Prompt » Make an exact transcription of the material, leaving out all images.

====== Information supplied ======

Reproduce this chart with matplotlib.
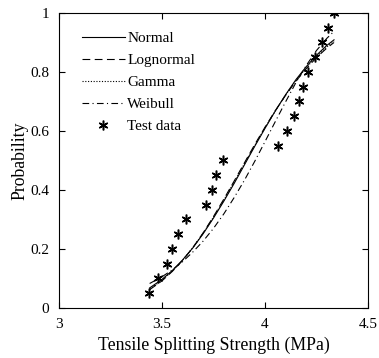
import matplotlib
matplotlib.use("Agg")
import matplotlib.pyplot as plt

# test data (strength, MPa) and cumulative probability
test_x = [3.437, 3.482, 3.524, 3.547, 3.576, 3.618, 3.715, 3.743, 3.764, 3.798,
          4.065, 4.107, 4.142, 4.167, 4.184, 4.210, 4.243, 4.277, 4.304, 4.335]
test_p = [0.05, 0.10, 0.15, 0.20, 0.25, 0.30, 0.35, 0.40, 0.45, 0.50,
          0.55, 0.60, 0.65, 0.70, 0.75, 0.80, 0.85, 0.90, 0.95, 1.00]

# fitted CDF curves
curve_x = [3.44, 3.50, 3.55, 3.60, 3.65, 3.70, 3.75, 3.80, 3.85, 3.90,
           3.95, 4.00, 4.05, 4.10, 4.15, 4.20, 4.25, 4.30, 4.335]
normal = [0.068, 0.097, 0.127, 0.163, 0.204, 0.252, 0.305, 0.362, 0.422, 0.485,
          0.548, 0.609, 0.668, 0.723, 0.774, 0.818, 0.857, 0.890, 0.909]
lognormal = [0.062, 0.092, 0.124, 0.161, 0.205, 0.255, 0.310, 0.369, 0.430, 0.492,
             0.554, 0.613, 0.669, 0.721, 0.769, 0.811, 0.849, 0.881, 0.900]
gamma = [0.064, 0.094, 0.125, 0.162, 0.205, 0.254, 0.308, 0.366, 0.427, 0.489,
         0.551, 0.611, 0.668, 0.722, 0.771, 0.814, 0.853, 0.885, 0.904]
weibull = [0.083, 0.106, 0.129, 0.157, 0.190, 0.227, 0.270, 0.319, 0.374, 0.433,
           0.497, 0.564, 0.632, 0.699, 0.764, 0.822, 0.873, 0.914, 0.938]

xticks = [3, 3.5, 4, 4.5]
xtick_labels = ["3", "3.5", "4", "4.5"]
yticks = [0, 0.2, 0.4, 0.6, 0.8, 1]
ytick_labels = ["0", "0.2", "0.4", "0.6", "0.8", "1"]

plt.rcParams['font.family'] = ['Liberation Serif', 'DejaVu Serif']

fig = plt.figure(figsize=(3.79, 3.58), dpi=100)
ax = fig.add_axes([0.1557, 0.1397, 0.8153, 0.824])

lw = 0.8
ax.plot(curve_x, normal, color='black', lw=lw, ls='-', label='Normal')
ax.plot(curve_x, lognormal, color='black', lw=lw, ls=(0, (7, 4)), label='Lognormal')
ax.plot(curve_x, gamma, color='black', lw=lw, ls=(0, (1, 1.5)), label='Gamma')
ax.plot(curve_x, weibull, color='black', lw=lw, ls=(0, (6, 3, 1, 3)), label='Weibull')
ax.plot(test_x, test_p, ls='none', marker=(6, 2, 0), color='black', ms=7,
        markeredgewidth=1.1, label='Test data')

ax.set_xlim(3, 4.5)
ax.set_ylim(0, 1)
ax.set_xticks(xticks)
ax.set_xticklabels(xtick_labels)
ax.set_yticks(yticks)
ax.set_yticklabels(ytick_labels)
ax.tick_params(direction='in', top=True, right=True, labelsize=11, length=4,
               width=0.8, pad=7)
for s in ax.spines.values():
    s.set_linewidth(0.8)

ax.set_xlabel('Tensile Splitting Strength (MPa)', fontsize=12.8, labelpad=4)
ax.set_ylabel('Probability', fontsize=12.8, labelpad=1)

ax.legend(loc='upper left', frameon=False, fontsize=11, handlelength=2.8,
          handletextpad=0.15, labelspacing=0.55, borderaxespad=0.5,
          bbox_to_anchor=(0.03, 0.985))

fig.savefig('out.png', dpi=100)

======

Complete answer »
Reproduce this chart with matplotlib.
import matplotlib
matplotlib.use("Agg")
import matplotlib.pyplot as plt

# test data (strength, MPa) and cumulative probability
test_x = [3.437, 3.482, 3.524, 3.547, 3.576, 3.618, 3.715, 3.743, 3.764, 3.798,
          4.065, 4.107, 4.142, 4.167, 4.184, 4.210, 4.243, 4.277, 4.304, 4.335]
test_p = [0.05, 0.10, 0.15, 0.20, 0.25, 0.30, 0.35, 0.40, 0.45, 0.50,
          0.55, 0.60, 0.65, 0.70, 0.75, 0.80, 0.85, 0.90, 0.95, 1.00]

# fitted CDF curves
curve_x = [3.44, 3.50, 3.55, 3.60, 3.65, 3.70, 3.75, 3.80, 3.85, 3.90,
           3.95, 4.00, 4.05, 4.10, 4.15, 4.20, 4.25, 4.30, 4.335]
normal = [0.068, 0.097, 0.127, 0.163, 0.204, 0.252, 0.305, 0.362, 0.422, 0.485,
          0.548, 0.609, 0.668, 0.723, 0.774, 0.818, 0.857, 0.890, 0.909]
lognormal = [0.062, 0.092, 0.124, 0.161, 0.205, 0.255, 0.310, 0.369, 0.430, 0.492,
             0.554, 0.613, 0.669, 0.721, 0.769, 0.811, 0.849, 0.881, 0.900]
gamma = [0.064, 0.094, 0.125, 0.162, 0.205, 0.254, 0.308, 0.366, 0.427, 0.489,
         0.551, 0.611, 0.668, 0.722, 0.771, 0.814, 0.853, 0.885, 0.904]
weibull = [0.083, 0.106, 0.129, 0.157, 0.190, 0.227, 0.270, 0.319, 0.374, 0.433,
           0.497, 0.564, 0.632, 0.699, 0.764, 0.822, 0.873, 0.914, 0.938]

xticks = [3, 3.5, 4, 4.5]
xtick_labels = ["3", "3.5", "4", "4.5"]
yticks = [0, 0.2, 0.4, 0.6, 0.8, 1]
ytick_labels = ["0", "0.2", "0.4", "0.6", "0.8", "1"]

plt.rcParams['font.family'] = ['Liberation Serif', 'DejaVu Serif']

fig = plt.figure(figsize=(3.79, 3.58), dpi=100)
ax = fig.add_axes([0.1557, 0.1397, 0.8153, 0.824])

lw = 0.8
ax.plot(curve_x, normal, color='black', lw=lw, ls='-', label='Normal')
ax.plot(curve_x, lognormal, color='black', lw=lw, ls=(0, (7, 4)), label='Lognormal')
ax.plot(curve_x, gamma, color='black', lw=lw, ls=(0, (1, 1.5)), label='Gamma')
ax.plot(curve_x, weibull, color='black', lw=lw, ls=(0, (6, 3, 1, 3)), label='Weibull')
ax.plot(test_x, test_p, ls='none', marker=(6, 2, 0), color='black', ms=7,
        markeredgewidth=1.1, label='Test data')

ax.set_xlim(3, 4.5)
ax.set_ylim(0, 1)
ax.set_xticks(xticks)
ax.set_xticklabels(xtick_labels)
ax.set_yticks(yticks)
ax.set_yticklabels(ytick_labels)
ax.tick_params(direction='in', top=True, right=True, labelsize=11, length=4,
               width=0.8, pad=7)
for s in ax.spines.values():
    s.set_linewidth(0.8)

ax.set_xlabel('Tensile Splitting Strength (MPa)', fontsize=12.8, labelpad=4)
ax.set_ylabel('Probability', fontsize=12.8, labelpad=1)

ax.legend(loc='upper left', frameon=False, fontsize=11, handlelength=2.8,
          handletextpad=0.15, labelspacing=0.55, borderaxespad=0.5,
          bbox_to_anchor=(0.03, 0.985))

fig.savefig('out.png', dpi=100)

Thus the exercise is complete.